SENEGAL-HISTOIRE-PUBLICATION
Dakar, 29 mai (APS) – L’ouvrage que l’universitaire sénégalais Mamadou Youri Sall vient de consacrer à la révolution du Fuuta-Tooro, entre la fin du 17e siècle et le début du 18e, souligne toute la part du savoir dans la conduite de ce mouvement de réforme ayant placé la bonne gouvernance au centre de ses objectifs.
Intitulé “La révolution du Fuuta-Tooro, Almaami Abdul Qaadiri Kan (1776-1806)”, cet ouvrage sorti en mars dernier, sous le label du centre de recherche “Baajoordo”, a été présenté mercredi à Dakar, au cours d’une cérémonie de dédicace.
Son auteur, Mamadou Youri Sall, enseignant-chercheur à l’université Gaston Berger de Saint-Louis (UGB), y évoque l’héritage de “Almaami Abdul”, l’une des figures marquantes de ce un mouvement de réforme islamique visant à établir un État théocratique, fondé sur les principes de la charia et mettant fin à la pratique de l’esclavage.
Si “Ceerno Sileymaani Baal”, fondateur de “l’Almaamiya”, s’est imposé comme le leader de la révolution du Fuuta-Tooro, “Almaami Abdul” peut être considéré comme “le ‘véritable maître d’œuvre” de cette nouvelle forme étatique, lui qui a mis en oeuvre la vision réformatrice du chef, selon la thèse de l’auteur.
L’ouvrage de Mamadou Youri Sall démontre en effet comment “Almaami Abdul” a fait rayonner “l’Almaamiya” au-delà des frontières du Fuuta, faisant de ce royaume de la vallée du fleuve Sénégal, coincé entre le sud de l’actuelle Mauritanie et le nord du Sénégal, “un Etat vertueux, juste et bien gouverné” à l’échelle de l’Afrique à cette époque.
La question de la bonne gouvernance, du patriotisme et de la souveraineté “est toujours d’actualité aujourd’hui. Souleymane Baal est quelqu’un de la province du Toro, qui a réuni tout le Fuuta pour dire qu’il nous faut la prospérité, la sécurité, la justice, combattons ensemble pour que cela règne au Fuuta”, explique l’auteur.
”La révolution du Fuuta-Tooro est une révolution du savoir.
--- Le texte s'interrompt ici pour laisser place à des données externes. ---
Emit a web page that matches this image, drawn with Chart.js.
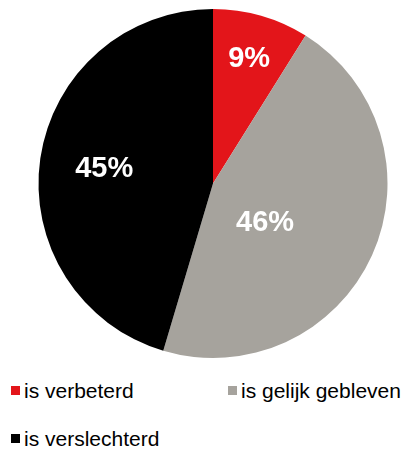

Ce sont des hommes de sciences qui se sont révoltés pour dire qu’on doit changer la donne, mais pas à la manière des Européens et des Américains, sans verser beaucoup de sang, sans guillotine”, a-t-il ajouté.
Selon le professeur Sall, cette révolution menée durant 7 ans, avait surtout consisté à convaincre les habitants du Fuuta-Tooro d’opérer un changement de régime.
Le message des révolutionnaires, dit-il, se dessinait comme suit : “Faisons tout pour que le Fuuta soit prospère, ait de la sécurité, soit libre de toute domination. Et avec beaucoup de raison, ils ont réussi”.
Les lettrés devenaient tous des ”Toro” à cette époque, ce qui leur permettait de gagner en considération sociale et d’accéder au pouvoir à l’occasion.
Intervenant lors de cette cérémonie de présentation, l’égyptologue Moussa Lam a insisté sur deux éléments contenus dans l’ouvrage, à savoir le changement des noms typiques aux Peuls et la question de l’accès à l’élection.
”Dans l’ouvrage, on remarque qu’il y avait un changement des noms typiquement peuls ou toorodo. A quel moment le passage s’est-il fait ? Était-il progressif, dans la durée ou brutal ?”, s’interroge-t-il, en signalant aussi seules deux des sept régions du Fouta bénéficiait du droit de vote à cette époque.
”C’était une zone musulmane où il y avait beaucoup de familles qui ont travaillé pour organiser la société”, a noté de son côté le professeur El Hadj Mamadou Saidou Bâ, avant de revenir sur le contexte socio-politique du ”Fuuta-Tooro” à cette époque où des savants ont réussi à impulser un système politique particulier à partir d’une reforme de grande ampleur.
Mamadou Youri Sall dirige le centre de recherche sur le patrimoine intellectuel africain dénommé ”Baajoordo”. Il est également auteur de plusieurs publications relatives à l’histoire de l’érudition en Afrique de l’Ouest.